Canadians underrate impact of investment fees, finds study

Poll of investors points to need for re-evaluation amid concerns about retirement savings

Canadians underrate impact of investment fees, finds study

After years of regulatory initiatives around disclosure and industry trends toward cost-consciousness, investors have become increasingly aware that fees can have a material effect on their retirement savings. But they may be misjudging the magnitude of that effect over time. 

In a poll of over 1,500 Canadians conducted by Leger on behalf of Questrade, 87% of respondents didn’t know or underestimated the long-term impact that a 2% fee would have on their portfolio compared to a 1% fee.

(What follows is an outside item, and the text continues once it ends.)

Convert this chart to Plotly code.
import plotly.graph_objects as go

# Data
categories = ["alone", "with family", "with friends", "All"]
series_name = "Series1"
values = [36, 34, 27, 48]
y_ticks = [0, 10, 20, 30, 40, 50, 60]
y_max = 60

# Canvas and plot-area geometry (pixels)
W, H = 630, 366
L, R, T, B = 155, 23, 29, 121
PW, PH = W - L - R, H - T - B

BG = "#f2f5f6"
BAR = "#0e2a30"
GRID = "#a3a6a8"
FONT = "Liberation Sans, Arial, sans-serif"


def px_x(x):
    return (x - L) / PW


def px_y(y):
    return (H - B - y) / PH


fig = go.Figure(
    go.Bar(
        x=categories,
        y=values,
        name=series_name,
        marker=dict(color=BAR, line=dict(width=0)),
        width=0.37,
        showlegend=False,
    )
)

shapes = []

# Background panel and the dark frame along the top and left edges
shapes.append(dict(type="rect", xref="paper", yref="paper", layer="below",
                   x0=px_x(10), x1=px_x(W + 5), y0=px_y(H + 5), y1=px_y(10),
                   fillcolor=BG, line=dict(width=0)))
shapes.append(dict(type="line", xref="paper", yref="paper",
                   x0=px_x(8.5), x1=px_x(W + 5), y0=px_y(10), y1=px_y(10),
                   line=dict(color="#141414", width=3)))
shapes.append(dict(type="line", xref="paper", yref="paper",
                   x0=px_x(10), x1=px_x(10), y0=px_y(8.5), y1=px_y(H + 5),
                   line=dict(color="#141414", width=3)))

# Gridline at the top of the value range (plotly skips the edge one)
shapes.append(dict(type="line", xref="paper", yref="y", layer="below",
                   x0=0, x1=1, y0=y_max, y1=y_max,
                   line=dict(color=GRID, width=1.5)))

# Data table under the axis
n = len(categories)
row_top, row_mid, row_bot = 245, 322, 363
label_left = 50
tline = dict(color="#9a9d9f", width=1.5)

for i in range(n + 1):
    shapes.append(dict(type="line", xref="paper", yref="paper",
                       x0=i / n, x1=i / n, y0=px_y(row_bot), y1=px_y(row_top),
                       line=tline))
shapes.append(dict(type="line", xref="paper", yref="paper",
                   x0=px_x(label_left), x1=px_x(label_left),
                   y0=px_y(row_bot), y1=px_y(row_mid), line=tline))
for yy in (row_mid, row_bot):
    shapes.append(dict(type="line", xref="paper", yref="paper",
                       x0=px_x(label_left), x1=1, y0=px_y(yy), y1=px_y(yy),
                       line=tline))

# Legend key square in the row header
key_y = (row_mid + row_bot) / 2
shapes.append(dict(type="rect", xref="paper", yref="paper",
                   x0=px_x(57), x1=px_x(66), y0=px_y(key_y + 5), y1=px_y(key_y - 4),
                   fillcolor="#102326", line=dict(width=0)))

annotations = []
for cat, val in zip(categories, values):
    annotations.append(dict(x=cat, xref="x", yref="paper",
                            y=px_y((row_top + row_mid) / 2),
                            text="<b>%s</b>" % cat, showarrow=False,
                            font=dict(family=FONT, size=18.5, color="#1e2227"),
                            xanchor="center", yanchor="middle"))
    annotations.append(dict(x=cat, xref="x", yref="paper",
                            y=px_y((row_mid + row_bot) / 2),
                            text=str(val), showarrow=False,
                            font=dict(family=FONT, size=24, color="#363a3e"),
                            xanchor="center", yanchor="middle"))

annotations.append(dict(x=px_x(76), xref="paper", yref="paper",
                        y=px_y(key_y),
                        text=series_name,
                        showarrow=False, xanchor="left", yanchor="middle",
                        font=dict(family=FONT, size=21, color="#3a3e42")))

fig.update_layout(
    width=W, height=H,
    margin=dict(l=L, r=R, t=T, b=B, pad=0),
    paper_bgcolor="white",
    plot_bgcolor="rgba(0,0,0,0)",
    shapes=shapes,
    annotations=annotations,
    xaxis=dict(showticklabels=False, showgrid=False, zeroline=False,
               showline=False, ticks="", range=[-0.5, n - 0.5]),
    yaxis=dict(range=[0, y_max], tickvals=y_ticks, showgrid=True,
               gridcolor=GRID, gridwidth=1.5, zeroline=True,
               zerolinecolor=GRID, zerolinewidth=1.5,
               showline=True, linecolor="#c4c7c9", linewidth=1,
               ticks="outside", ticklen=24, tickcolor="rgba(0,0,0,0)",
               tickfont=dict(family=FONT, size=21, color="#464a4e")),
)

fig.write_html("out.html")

Around four tenths (41%) estimated that a 1-percentage-point reduction from 2% would result increase the value of their portfolio by 20% or less over 30 years. But according to Questrade, such a difference between two otherwise equivalent portfolios — assuming an initial investment between $1,000 and $100,000, and a 6% return in a tax-sheltered account, compounded annually — could result in an increase that’s upwards of 30%.

Among respondents who invest in mutual funds, nearly half indicated that they don’t know how much they currently pay in fees. Among those who didn’t know how much they’re paying, 76% agreed that Canadian mutual funds are a good vehicle for retirement investing.

Fifty-nine per cent of mutual funds investors expressed worries that the high fees they pay are cutting into their retirement savings; 69% said that a 2% fee is too high. Across the broader sample, 56% considered a 2% fee as excessive, while 52% thought that mutual-fund fees in general are generally too steep.

Six tenths (59%) of participants said that they are “worried about their retirement,” but plan to contribute to their nest egg “in the same way they did last year.” The reasons given for this stay-the-course mentality include:

  • Doing what their bank or advisor tells them to do (25%);
  • Getting overwhelmed when they start thinking about it (21%);
  • Not being aware of alternatives (16%); and
  • Lack of time to research alternatives (15%).

“Canadians are worried about not having enough for their retirement, and one way to secure their financial future is to examine the fees they’re paying for their investments and reduce them,” said Questrade President and CEO Edward Kholodenko.